I am not trying to diminish the program's importance, but I am trying to convey its powers if you will. It is rare that any leader, let alone a leader of a foundation or other funding entity, can or will take the time to learn and be exposed to ideas, theories and proven concepts from world renowned leaders. The participants are just as impressive. They come from across the U.S. as well as from Jordan, Israel, Singapore, Denmark, Australia and New Zealand. It will take awhile for me once I return to really process this experience.
However, my aforementioned blogging buddy has already a written a few entries on this experience so I need to catch up! I recommend that you refer to his blog at http://markpetersen.wordpress.com/.

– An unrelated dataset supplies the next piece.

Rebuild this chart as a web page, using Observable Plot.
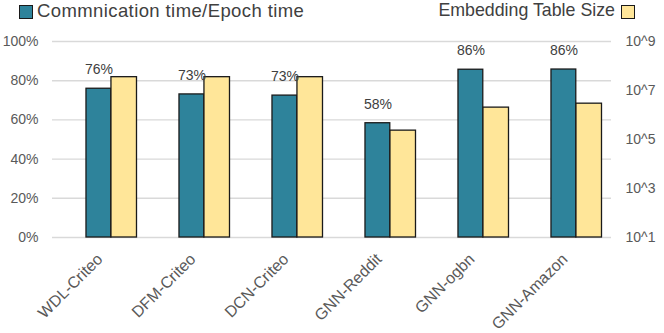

We have been exposed to the thoughts and ideas of Jim Phills and Chip Heath who are not only Stanford Graduate School of Business professors and authors, but the co-directors of the Center for Social Innovation which publishes the journal, Stanford Social Innovation Review (SSIR) a highly read publication throughout our industry. Others who have presented thus far and engaged us in meaningful discussion - forcing us to think - include: Ray Fisman an economist from Columbia University, Tom Tierney, a renowned management and leadership expert who is the Chairman and Co-Founder of The Bridgespan Group, Bill Barnett, a Stanford professor who uses the unique blend of humor and brilliance as he skillfully guided us discussions regarding competitive and cooperative systems and Sandy Herz, an executive from the Skoll Foundation.
The key thing that has sunk in for me thus far has been the importance of the industry analysis which is borrowed from business principles and practices and has tremendous utility in the nonprofit sector. It is the discipline that teaches us how to analyze the industry in which we operate and focus in on factors such as rivals (which may seem quite out of place when considering the social sector), organizations/businesses/activities that may be considered as substitutes and/or complements, barriers to entry of that industry and much more. Considerations include the development of mission, vision, goals, positioning, etc.
Dry? Hardly! In fact, I can recall that when we were discussing the development of our strategies at the Grand Rapids Community Foundation two years ago that one of the trustees took exception to the fact that we had done an analysis of our competition thinking that we were trying to gain an upper hand in an industry that shouldn't be competitive. Well, I disagreed and we were able to move forward.
As the days progress I'll have more insights but now I am going to enjoy our next journey which is an exercise on Power and Relationships! So if the notion of competition in the nonprofit sector seems out of place, then imagine the impact of this morning's exercise! We have been "promised" some surprises!
P.S. - If you have never explored Stanford's campus, do yourself a favor and get out here to do so. It is simply gorgeous and an environment that nurtures learning. Whew - what a week thus far!